Senin, 30 Januari 2017

Grasi Kepada Warga Asing dengan Narkobanya, Sudah Bijakkah?


Grasi adalah wewenang dari kepala negara untuk memberikan pengampunan terhadap hukuman yang telah dijatuhkan oleh hakim berupa menghapus seluruhnya, sebagian, atau mengubah bentuk hukuman tersebut. Menurut Profesor Van Hattum, Pemberian grasi tidak boleh lagi digunakan sebagai kemurahan hati dari raja atau kepala negara, melainkan grasi harus digunakan untuk meniadakan ketidakadilan yang terjadi, yaitu apabila hukum yang berlaku di dalam pemberlakuannya dapat menjurus pada suatu ketidakadilan. Kepentingan negara juga dapat dipakai sebagai alasan pemberian grasi. Menurut Professor Van Hamel, pengembalian kewenangan hukum yang telah hilang berdasarkan suatu putusan hakim yang sifatnya khusus secara formal merupakan suatu kekhususan dari grasi dalam arti yang sebenarnya. Bijakkah jika Kepala Negara memberi grasi kepada warga negara lain? Boleh-boleh saja asalkan dengan alasan dan konteks yang benar, tentu saja hukum tidak bisa dipermainkan dengan gampang. 

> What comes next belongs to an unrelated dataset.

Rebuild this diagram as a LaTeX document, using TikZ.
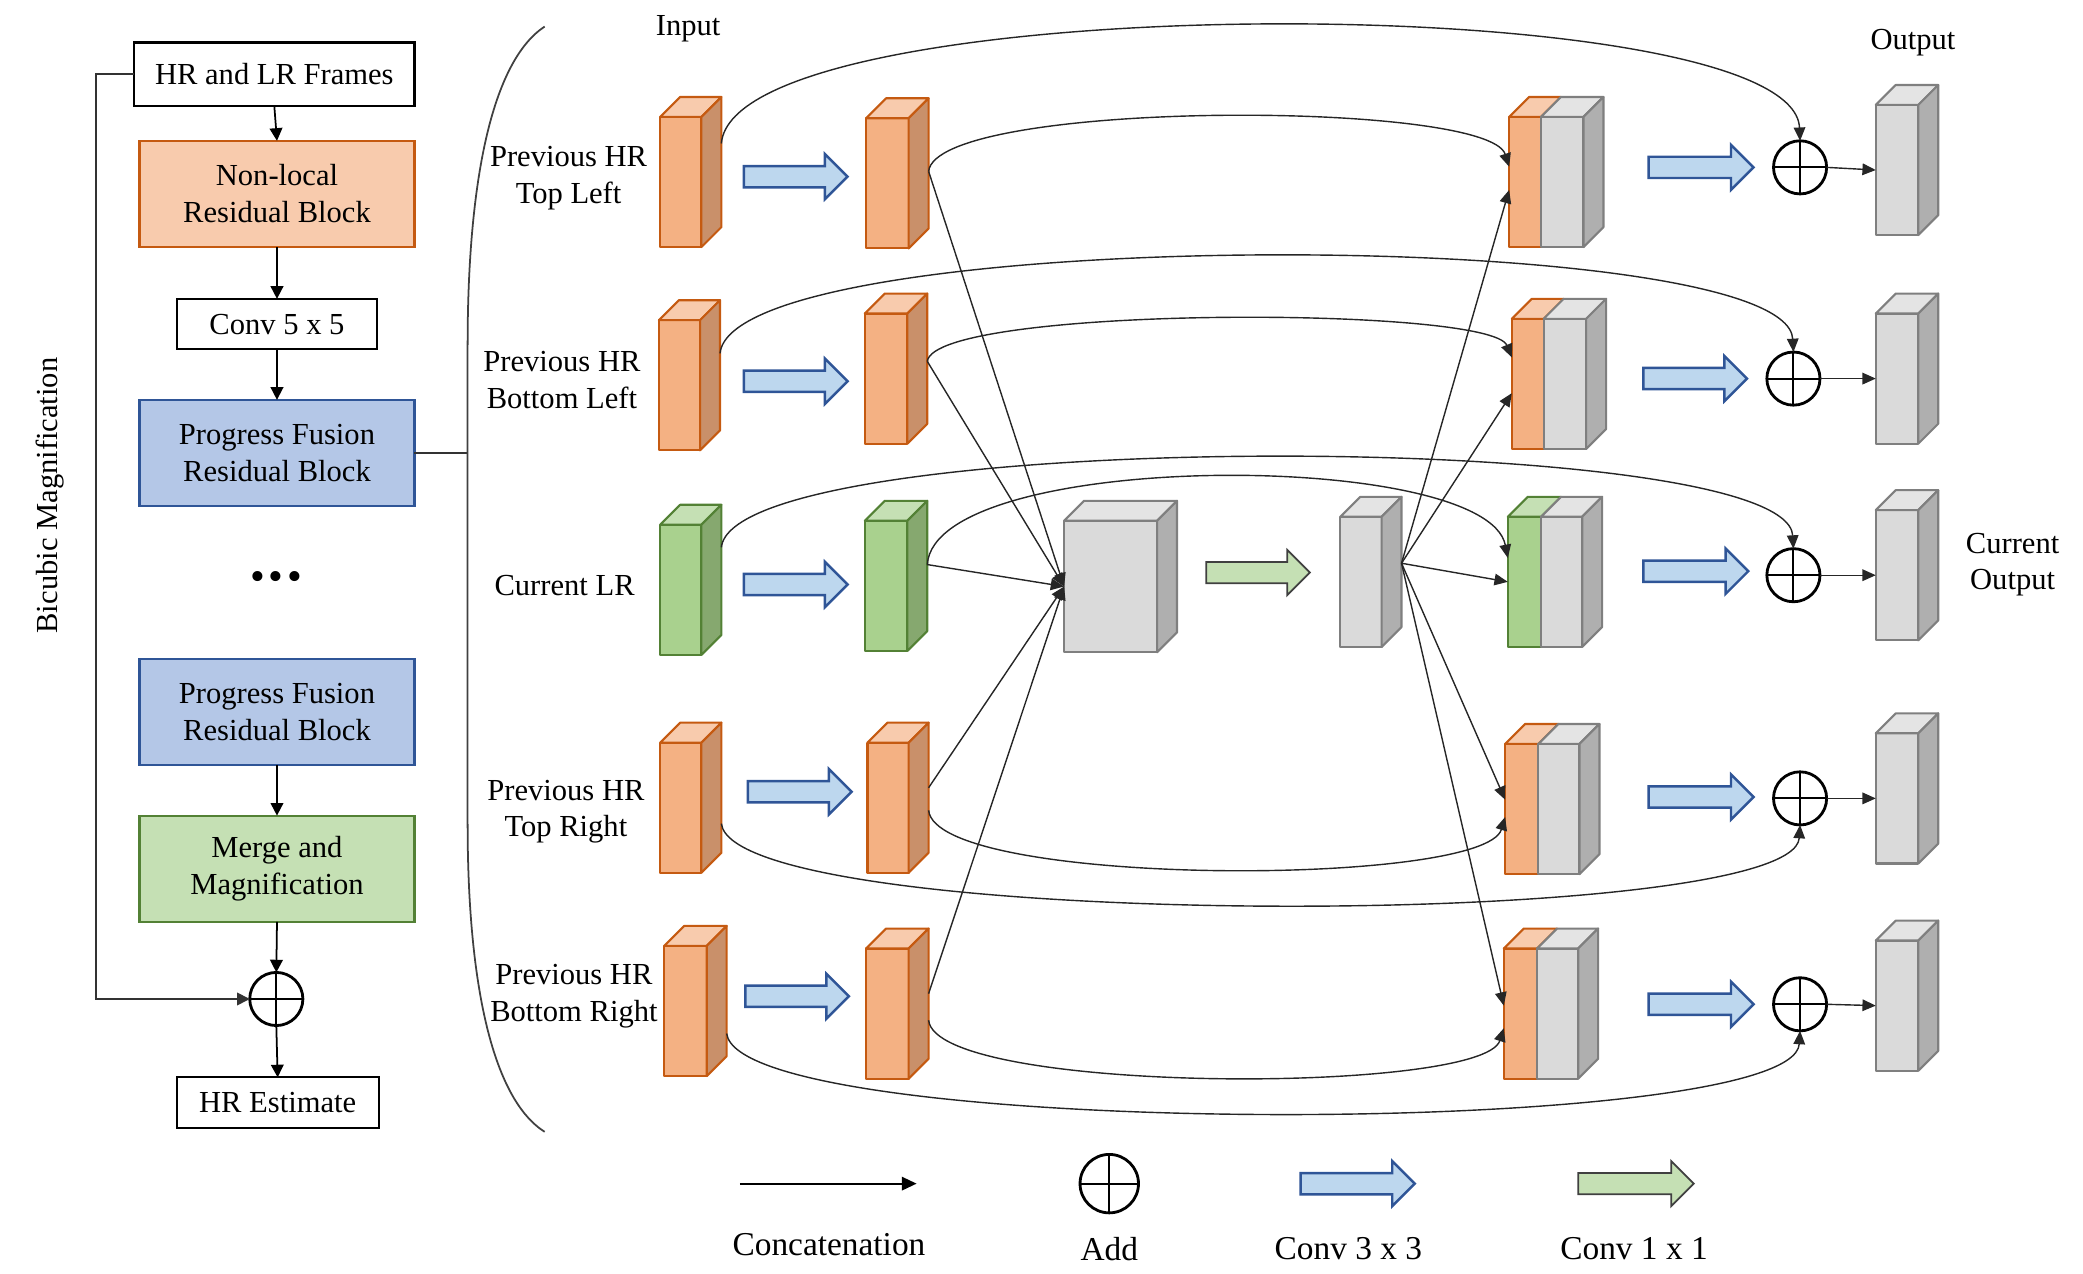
\documentclass[tikz,border=0pt]{standalone}
\usepackage{fontspec}
\setmainfont{Liberation Serif}
\usetikzlibrary{arrows.meta}
\definecolor{orF}{HTML}{F4B183}
\definecolor{orT}{HTML}{F8CBAD}
\definecolor{orS}{HTML}{C9906A}
\definecolor{orD}{HTML}{C55A11}
\definecolor{grF}{HTML}{A9D18E}
\definecolor{grT}{HTML}{C5E0B4}
\definecolor{grS}{HTML}{86A86F}
\definecolor{grD}{HTML}{538135}
\definecolor{gyF}{HTML}{DADADA}
\definecolor{gyT}{HTML}{E4E4E4}
\definecolor{gyS}{HTML}{AFAFAF}
\definecolor{gyD}{HTML}{7F7F7F}
\definecolor{blF}{HTML}{BDD7EE}
\definecolor{blD}{HTML}{2F5597}
\definecolor{pfF}{HTML}{B4C7E7}
\definecolor{nlF}{HTML}{F8CBAD}
\definecolor{mgF}{HTML}{C5E0B4}
\definecolor{lnC}{HTML}{262626}
\def\uu{0.013284cm}
\tikzset{
  fc/.style={draw=#1D, fill=#1F, line width=0.6pt, line join=round},
  topc/.style={draw=#1D, fill=#1T, line width=0.6pt, line join=round},
  sidec/.style={draw=#1D, fill=#1S, line width=0.6pt, line join=round},
  conn/.style={draw=lnC, line width=0.4pt, -{Triangle[length=3.8pt,width=3.3pt]}},
  larr/.style={draw=black, line width=0.5pt, -{Triangle[length=3.6pt,width=3.6pt]}},
  lbox/.style={draw=black, line width=0.6pt, align=center, inner sep=0pt, outer sep=0pt},
  addc/.style={circle, draw=black, line width=0.8pt, minimum size=40*\uu, inner sep=0pt, outer sep=0pt,
    path picture={\draw[line width=0.6pt] (path picture bounding box.north) -- (path picture bounding box.south)
      (path picture bounding box.west) -- (path picture bounding box.east);}},
  blarr/.style={draw=blD, fill=blF, line width=0.7pt, line join=miter},
  grarr/.style={draw=black!75, fill=mgF, line width=0.5pt, line join=miter},
  lab/.style={align=center, inner sep=0pt},
}
% plain cuboid: name, x1, y1, x2, y2, colour prefix
\newcommand\cubo[6]{%
  \node[fc=#6, inner sep=0pt, outer sep=0pt, minimum width={(#4-#2)*\uu}, minimum height={(#5-#3)*\uu}] (#1) at ({(#2+#4)/2},{(#3+#5)/2}) {};
  \filldraw[topc=#6] (#1.north west) -- ++(15,-15) -- ++({#4-#2},0) -- (#1.north east) -- cycle;
  \filldraw[sidec=#6] (#1.north east) -- ++(15,-15) -- ++(0,{#5-#3}) -- (#1.south east) -- cycle;
}
% concatenated cuboid: name, x1, xm, x2, y1, y2, colour prefix of left part
\newcommand\ccubo[7]{%
  \node[inner sep=0pt, outer sep=0pt, minimum width={(#4-#2)*\uu}, minimum height={(#6-#5)*\uu}] (#1) at ({(#2+#4)/2},{(#5+#6)/2}) {};
  \filldraw[fc=#7] (#2,#5) rectangle (#3,#6);
  \filldraw[topc=#7] (#2,#5) -- ++(15,-15) -- (#3+15,#5-15) -- (#3,#5) -- cycle;
  \filldraw[fc=gy] (#3,#5) rectangle (#4,#6);
  \filldraw[topc=gy] (#3,#5) -- ++(15,-15) -- (#4+15,#5-15) -- (#4,#5) -- cycle;
  \filldraw[sidec=gy] (#4,#5) -- ++(15,-15) -- (#4+15,#6-15) -- (#4,#6) -- cycle;
}
% block arrow: style, x1, x2, y
\newcommand\fatarr[4]{%
  \filldraw[#1] (#2,#4-8) -- (#3-17,#4-8) -- (#3-17,#4-17) -- (#3,#4) -- (#3-17,#4+17) -- (#3-17,#4+8) -- (#2,#4+8) -- cycle;
}
\begin{document}
\begin{tikzpicture}[x=0.013284cm, y=-0.013284cm, font=\fontsize{8.7}{10.5}\selectfont]
\useasboundingbox (0,0) rectangle (1568,959);

% ---------------- left column ----------------
\node[lbox, minimum width=211*\uu, minimum height=48*\uu] (HRLR) at (206.5,56) {HR and LR Frames};
\node[lbox, draw=orD, fill=nlF, minimum width=207*\uu, minimum height=80*\uu] (NL) at (208.5,146) {Non-local\\Residual Block};
\node[lbox, minimum width=151*\uu, minimum height=38*\uu] (CV) at (208.5,244) {Conv 5 x 5};
\node[lbox, draw=blD, fill=pfF, minimum width=207*\uu, minimum height=80*\uu] (PF1) at (208.5,341) {Progress Fusion\\Residual Block};
\node[inner sep=0pt] (dots) at (208,437) {\fontsize{12}{13}\selectfont \textbullet\hspace{1pt}\textbullet\hspace{1pt}\textbullet};
\node[lbox, draw=blD, fill=pfF, minimum width=207*\uu, minimum height=80*\uu] (PF2) at (208.5,536) {Progress Fusion\\Residual Block};
\node[lbox, draw=grD, fill=mgF, minimum width=207*\uu, minimum height=80*\uu] (MM) at (208.5,654) {Merge and\\Magnification};
\node[addc] (ADD0) at (208,752) {};
\node[lbox, minimum width=152*\uu, minimum height=38*\uu] (HRE) at (209,830) {HR Estimate};
\node[rotate=90, inner sep=0pt] (bic) at (38,373) {Bicubic Magnification};

\draw[larr] (HRLR.south) -- (NL.north);
\draw[larr] (NL.south) -- (CV.north);
\draw[larr] (CV.south) -- (PF1.north);
\draw[larr] (PF2.south) -- (MM.north);
\draw[larr] (MM.south) -- (ADD0.north);
\draw[larr] (ADD0.south) -- (HRE.north);
\draw[larr, draw=black!80] (HRLR.west) -- ++(-29,0) |- (ADD0.west);

% brace
\coordinate (brc) at (352,341);
\draw[draw=black!80, line width=0.5pt] (PF1.east) -- (brc);
\draw[draw=black!75, line width=0.5pt] (410,20) .. controls (372,45) and (352,130) .. (352,260) -- (352,620) .. controls (352,745) and (372,828) .. (410,852);

% ---------------- labels ----------------
\node[lab] (tIn) at (518,22) {Input};
\node[lab] (tOut) at (1440,32) {Output};
\node[lab] (r1) at (428,134) {Previous HR\\Top Left};
\node[lab] (r2) at (423,286) {Previous HR\\Bottom Left};
\node[lab] (r3) at (425,441) {Current LR};
\node[lab] (r4) at (426,611) {Previous HR\\Top Right};
\node[lab] (r5) at (432,750) {Previous HR\\Bottom Right};
\node[lab] (cur) at (1515,425) {Current\\Output};

% ---------------- cuboids ----------------
\cubo{A1}{497}{88}{528}{186}{or}
\cubo{A2}{496}{241}{527}{339}{or}
\cubo{A3}{497}{395}{528}{493}{gr}
\cubo{A4}{497}{559}{528}{657}{or}
\cubo{A5}{500}{712}{532}{810}{or}
\cubo{B1}{652}{89}{684}{187}{or}
\cubo{B2}{651}{236}{683}{334}{or}
\cubo{B3}{651}{392}{683}{490}{gr}
\cubo{B4}{653}{559}{684}{657}{or}
\cubo{B5}{652}{714}{684}{812}{or}
\cubo{E}{801}{392}{871}{491}{gy}
\cubo{F}{1009}{389}{1040}{487}{gy}
\ccubo{C1}{1136}{1160}{1192}{88}{186}{or}
\ccubo{C2}{1138}{1162}{1194}{240}{338}{or}
\ccubo{C3}{1135}{1160}{1191}{389}{487}{gr}
\ccubo{C4}{1133}{1158}{1189}{560}{658}{or}
\ccubo{C5}{1132}{1157}{1188}{714}{812}{or}
\cubo{D1}{1412}{79}{1444}{177}{gy}
\cubo{D2}{1412}{236}{1444}{334}{gy}
\cubo{D3}{1412}{384}{1444}{482}{gy}
\cubo{D4}{1412}{552}{1444}{650}{gy}
\cubo{D5}{1412}{708}{1444}{806}{gy}

% block arrows
\fatarr{blarr}{560}{638}{133}
\fatarr{blarr}{560}{638}{287}
\fatarr{blarr}{560}{638}{440}
\fatarr{blarr}{563}{641}{596}
\fatarr{blarr}{561}{639}{750}
\fatarr{blarr}{1241}{1320}{126}
\fatarr{blarr}{1237}{1315}{285}
\fatarr{blarr}{1237}{1316}{430}
\fatarr{blarr}{1241}{1320}{600}
\fatarr{blarr}{1241}{1320}{756}
\fatarr{grarr}{908}{986}{431}

% add nodes
\node[addc] (P1) at (1355,126) {};
\node[addc] (P2) at (1350,285) {};
\node[addc] (P3) at (1350,433) {};
\node[addc] (P4) at (1355,601) {};
\node[addc] (P5) at (1355,756) {};

% ---------------- connection points ----------------
\coordinate (A1o) at ([shift={(15,-29)}]A1.east);
\coordinate (A2o) at ([shift={(15,-24)}]A2.east);
\coordinate (A3o) at ([shift={(15,-32)}]A3.east);
\coordinate (A4o) at ([shift={(15,12)}]A4.east);
\coordinate (A5o) at ([shift={(15,17)}]A5.east);
\coordinate (B1o) at ([shift={(15,-9)}]B1.east);
\coordinate (B2o) at ([shift={(15,-13)}]B2.east);
\coordinate (B3o) at ([shift={(15,-16)}]B3.east);
\coordinate (B4s) at ([shift={(15,-15)}]B4.east);
\coordinate (B4c) at ([shift={(15,2)}]B4.east);
\coordinate (B5s) at ([shift={(15,-15)}]B5.east);
\coordinate (B5c) at ([shift={(15,5)}]B5.east);
\coordinate (Fo) at ([shift={(15,-14)}]F.east);
\coordinate (C1c) at ([shift={(0,-11.5)}]C1.west);
\coordinate (C1s) at ([shift={(0,6)}]C1.west);
\coordinate (C2c) at ([shift={(0,-20)}]C2.west);
\coordinate (C2s) at ([shift={(0,7)}]C2.west);
\coordinate (C3c) at ([shift={(0,-18)}]C3.west);
\coordinate (C3s) at (C3.west);
\coordinate (C4s) at ([shift={(0,-7)}]C4.west);
\coordinate (C4c) at ([shift={(0,6)}]C4.west);
\coordinate (C5s) at ([shift={(0,-6)}]C5.west);
\coordinate (C5c) at ([shift={(0,11)}]C5.west);

% long skip curves to the adders
\draw[conn] (A1o) .. controls (553,-10) and (1350,-10) .. (P1.north);
\draw[conn] (A2o) .. controls (552,169) and (1345,169) .. (P2.north);
\draw[conn] (A3o) .. controls (553,322) and (1345,322) .. (P3.north);
\draw[conn] (A4o) .. controls (553,701) and (1350,701) .. (P4.south);
\draw[conn] (A5o) .. controls (557,858) and (1350,858) .. (P5.south);

% feature curves to concatenations
\draw[conn] (B1o) .. controls (705,75) and (1120,75) .. (C1c);
\draw[conn] (B2o) .. controls (704,230) and (1122,230) .. (C2c);
\draw[conn] (B3o) .. controls (704,338) and (1119,338) .. (C3c);
\draw[conn] (B4c) .. controls (705,668) and (1117,668) .. (C4c);
\draw[conn] (B5c) .. controls (705,824) and (1116,824) .. (C5c);

% fusion
\draw[conn] (B1o) -- (E.west);
\draw[conn] (B2o) -- (E.west);
\draw[conn] (B3o) -- (E.west);
\draw[conn] (B4s) -- (E.west);
\draw[conn] (B5s) -- (E.west);
\draw[conn] (Fo) -- (C1s);
\draw[conn] (Fo) -- (C2s);
\draw[conn] (Fo) -- (C3s);
\draw[conn] (Fo) -- (C4s);
\draw[conn] (Fo) -- (C5s);

% adders to outputs
\draw[conn] (P1.east) -- (D1.west);
\draw[conn] (P2.east) -- (D2.west);
\draw[conn] (P3.east) -- (D3.west);
\draw[conn] (P4.east) -- (D4.west);
\draw[conn] (P5.east) -- (D5.west);

% ---------------- legend ----------------
\coordinate (lgA) at (557,891);
\coordinate (lgB) at (690,891);
\draw[draw=black, line width=0.6pt, -{Triangle[length=4.2pt,width=3.8pt]}] (lgA) -- (lgB);
\node[addc, minimum size=44*\uu] (lgAdd) at (835,891) {};
\fatarr{blarr}{979}{1065}{891}
\fatarr{grarr}{1188}{1275}{891}
\begin{scope}[font=\fontsize{9.5}{11}\selectfont]
\node[lab] (lgt1) at (624,937) {Concatenation};
\node[lab] (lgt2) at (835,940) {Add};
\node[lab] (lgt3) at (1015,940) {Conv 3 x 3};
\node[lab] (lgt4) at (1230,940) {Conv 1 x 1};
\end{scope}
\end{tikzpicture}
\end{document}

Salah satu contoh yang banyak menarik perhatian dan cukup terkenal yaitu Schapelle Corby. Pemberian grasi dari Presiden SBY kala itu dilakukan karena terpidana didiagnosa mengalami gangguan kejiwaan oleh 2 orang dokter yang berbeda. Terpidana diberi grasi sebanyak lima tahun penjara. Tetapi ternyata alasan pemberian grasi oleh Presiden ternyata berbeda dengan apa yang disampaikan oleh pihak Corby. Menurut Staf Khusus Presiden bidang Hubungan Internasional, Teuku Faizayah, pemberian grasi kepada terpidana kasus narkotika Schapelle L. Corby dilakukan dalam rangka hubungan diplomatik. Dalam kaitan ini, pemerintah berharap adanya asas respirokal dari pihak Australia dan pertimbangan lainnya adalah aspek kemanusiaan. Terkait dengan pemberian pidana tersebut sejatinya dapat diduga bahwa sebenarnya pemberian grasi kepada terpidana narkotika Schapelle Corby di Bali dinilai tidak terlepas dari tekanan diplomasi dari pemerintah Australia.

Secara yuridis pemberian grasi oleh Presiden bertentangan dengan kebijakan pengetataan atau moratorium pemberian remisi kepada napi korupsi, narkotika dan psikotropika, terorisme, dan kejahatan transnasional sebagaimana diatur oleh Peraturan Pemerintah Nomor 28 Tahun 2006. Pemberian grasi ini dianggap sebagai bukan langkah yang bijaksana dari seorang presiden dalam hal pemberantasan narkoba di Indonesia. Bahkan, hal ini merupakan kali pertamanyagrasi ini diberikan kepada narapidana narkotika.

Pemberian grasi merupakan kewenangan Presiden yang diberikan oleh UUD 1945. Pemberian grasi dilakukan dengan menerbitkan Keppres pemberian grasi. Mengenai pencabutan suatu Keppres pemberian grasi, harus dilakukan dengan menerbitkan Keppres pencabutannya oleh Presiden. Mengingat bahwa tidak adanya Keppres pencabutan grasi maka, sudah sepatutnya Presiden bijak untuk memberikan hak grasi kepada setiap warga negara baik dalam negeri maupun luar negeri.